■ **Stated goal**
In the listing below, locate the lines that hold "this" and copy them.
**** Stored rows
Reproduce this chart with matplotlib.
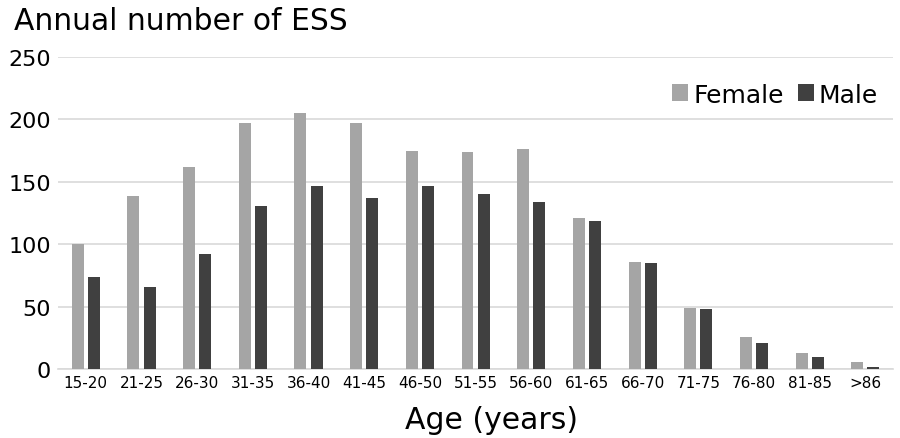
import matplotlib
matplotlib.use("Agg")
import matplotlib.pyplot as plt
import numpy as np

# datos
grupos = ["15-20", "21-25", "26-30", "31-35", "36-40", "41-45", "46-50",
          "51-55", "56-60", "61-65", "66-70", "71-75", "76-80", "81-85", ">86"]
mujeres = [100, 139, 162, 197, 205, 197, 175, 174, 176, 121, 86, 49, 26, 13, 6]
hombres = [74, 66, 92, 131, 147, 137, 147, 140, 134, 119, 85, 48, 21, 10, 2]

plt.rcParams["font.family"] = "DejaVu Sans"

fig = plt.figure(figsize=(9, 4.39), dpi=100)
ax = fig.add_axes([0.0644, 0.157, 0.928, 0.711])

x = np.arange(len(grupos))
ancho = 0.215
ax.bar(x - 0.145, mujeres, ancho, color="#a5a5a5", label="Female", zorder=3)
ax.bar(x + 0.145, hombres, ancho, color="#404040", label="Male", zorder=3)

ax.set_xlim(-0.5, len(grupos) - 0.5)
ax.set_ylim(0, 250)
ax.set_yticks([0, 50, 100, 150, 200, 250])
ax.set_xticks(x)
ax.set_xticklabels(grupos, fontsize=11)
ax.tick_params(axis="y", labelsize=16, length=0, pad=5)
ax.tick_params(axis="x", length=0, pad=4)
ax.grid(axis="y", color="#d9d9d9", linewidth=1.2, zorder=0)

for lado in ["top", "right", "left"]:
    ax.spines[lado].set_visible(False)
ax.spines["bottom"].set_color("#d9d9d9")
ax.spines["bottom"].set_linewidth(1.2)

# título y etiqueta del eje como texto de la figura
fig.text(0.546, 0.043, "Age (years)", fontsize=21.5, ha="center", va="center")
fig.text(0.016, 0.95, "Annual number of ESS", fontsize=21.4, ha="left", va="center")

ax.legend(loc="upper right", bbox_to_anchor=(1.009, 0.99), ncol=2, frameon=False,
          fontsize=18, handlelength=0.65, handleheight=0.65, handletextpad=0.2,
          columnspacing=0.55)

fig.savefig("out.png", dpi=100)
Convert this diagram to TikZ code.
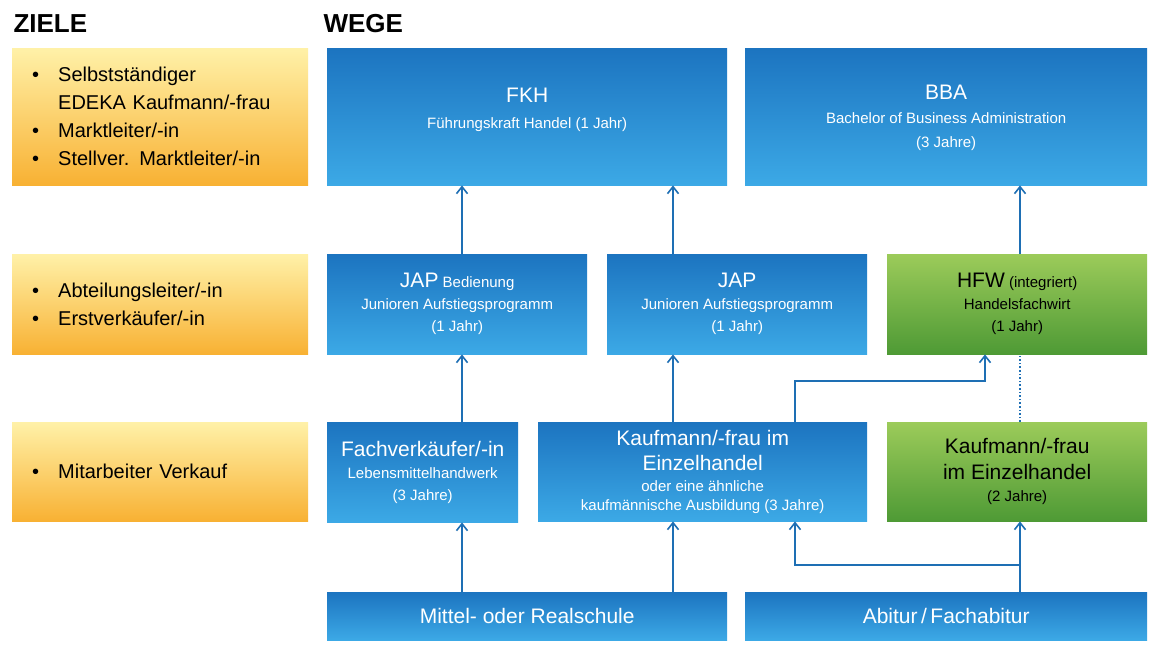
\documentclass[tikz,border=0pt]{standalone}
\usepackage{fontspec}
\setmainfont{Liberation Sans}
\usetikzlibrary{arrows.meta}
\definecolor{bluetop}{HTML}{1C74C0}
\definecolor{bluebot}{HTML}{3CA9E6}
\definecolor{greentop}{HTML}{9CCB5A}
\definecolor{greenbot}{HTML}{4E9A35}
\definecolor{yeltop}{HTML}{FFF1A8}
\definecolor{yelbot}{HTML}{F8B133}
\definecolor{arrowblue}{HTML}{1E6FB4}
\tikzset{
  box/.style={anchor=north west,inner sep=2pt,align=center,text=white,font=\fontsize{15}{22}\selectfont},
  weg/.style={box,top color=bluetop,bottom color=bluebot},
  hfw/.style={box,top color=greentop,bottom color=greenbot,text=black},
  ziel/.style={anchor=north west,inner sep=0pt,top color=yeltop,bottom color=yelbot,text width=296pt,minimum width=296pt,align=left,font=\fontsize{20}{28}\selectfont},
  head/.style={anchor=west,font=\fontsize{26}{30}\selectfont\bfseries},
  arr/.style={draw=arrowblue,line width=1.6pt,-{Straight Barb[length=7pt,width=11pt]}},
  big/.style={font=\fontsize{21}{25}\selectfont}
}
\newcommand{\bx}[1]{{\fontsize{21}{26}\selectfont #1}}
\newcommand{\pt}[1]{\hspace*{20pt}\makebox[26pt][l]{\textbullet}#1}
\begin{document}
\begin{tikzpicture}[x=1pt,y=-1pt]
\useasboundingbox[fill=white] (0,0) rectangle (1160,650);
% Ueberschriften
\node[head] (ziele) at (10,24) {ZIELE};
\node[head] (wege) at (320,24) {WEGE};
% Ziele
\node[ziel,minimum height=137pt] (z1) at (12,48) {\pt{Selbstständiger}\\\hspace*{46pt}EDEKA Kaufmann/-frau\\\pt{Marktleiter/-in}\\\pt{Stellver. Marktleiter/-in}};
\node[ziel,minimum height=100pt] (z2) at (12,254) {\pt{Abteilungsleiter/-in}\\\pt{Erstverkäufer/-in}};
\node[ziel,minimum height=99pt] (z3) at (12,422) {\pt{Mitarbeiter Verkauf}};
% obere Reihe
\node[weg,minimum width=400pt,minimum height=137pt] (fkh) at (327,48) {\bx{FKH}\\[4pt]Führungskraft Handel (1 Jahr)\\[-6pt]};
\node[weg,minimum width=402pt,minimum height=137pt] (bba) at (745,48) {\bx{BBA}\\[2pt]Bachelor of Business Administration\\[2pt](3 Jahre)\\[-22pt]};
% mittlere Reihe
\node[weg,minimum width=260pt,minimum height=100pt] (jb) at (327,254) {\bx{JAP} Bedienung\\Junioren Aufstiegsprogramm\\(1 Jahr)};
\node[weg,minimum width=260pt,minimum height=100pt] (jap) at (607,254) {\bx{JAP}\\Junioren Aufstiegsprogramm\\(1 Jahr)};
\node[hfw,minimum width=260pt,minimum height=100pt] (hfw) at (887,254) {\bx{HFW} (integriert)\\Handelsfachwirt\\(1 Jahr)};
% untere Reihe
\node[weg,minimum width=191pt,minimum height=100pt] (fv) at (327,422) {\bx{Fachverkäufer/-in}\\Lebensmittelhandwerk\\(3 Jahre)};
\node[weg,minimum width=329pt,minimum height=99pt,font=\fontsize{15}{19}\selectfont] (ke) at (538,422) {\bx{Kaufmann/-frau im}\\[6pt]\bx{Einzelhandel}\\[2pt]oder eine ähnliche\\kaufmännische Ausbildung (3 Jahre)};
\node[hfw,minimum width=260pt,minimum height=99pt,font=\fontsize{15}{20}\selectfont] (kg) at (887,422) {\bx{Kaufmann/-frau}\\[6pt]\bx{im Einzelhandel}\\[2pt](2 Jahre)};
% Schulabschluss
\node[weg,big,minimum width=400pt,minimum height=48pt] (ms) at (327,592) {Mittel- oder Realschule};
\node[weg,big,minimum width=402pt,minimum height=48pt] (abi) at (745,592) {Abitur\,/\,Fachabitur};
% Pfeile
\draw[arr] (ms.north -| 462,0) -- (fv.south -| 462,0);
\draw[arr] (ms.north -| 673,0) -- (ke.south -| 673,0);
\draw[arr] (abi.north -| 1020,0) -- (kg.south -| 1020,0);
\draw[arr] (abi.north -| 1020,0) -- (1020,565) -| (ke.south -| 795,0);
\draw[arr] (fv.north -| 462,0) -- (jb.south -| 462,0);
\draw[arr] (ke.north -| 673,0) -- (jap.south -| 673,0);
\draw[arr] (ke.north -| 795,0) |- (985,381) -- (hfw.south -| 985,0);
\draw[arrowblue,line width=1.6pt,dotted] (kg.north -| 1020,0) -- (hfw.south -| 1020,0);
\draw[arr] (jb.north -| 462,0) -- (fkh.south -| 462,0);
\draw[arr] (jap.north -| 673,0) -- (fkh.south -| 673,0);
\draw[arr] (hfw.north -| 1020,0) -- (bba.south -| 1020,0);
\end{tikzpicture}
\end{document}
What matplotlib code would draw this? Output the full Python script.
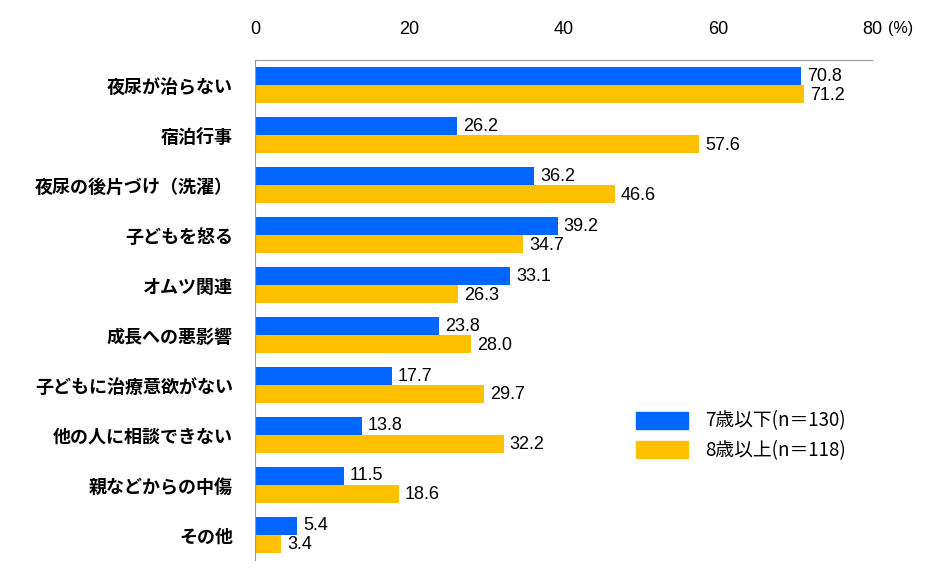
********
■ **Exercise response**
Reproduce this chart with matplotlib.
Convert this diagram to TikZ code.
What matplotlib code would draw this? Output the full Python script.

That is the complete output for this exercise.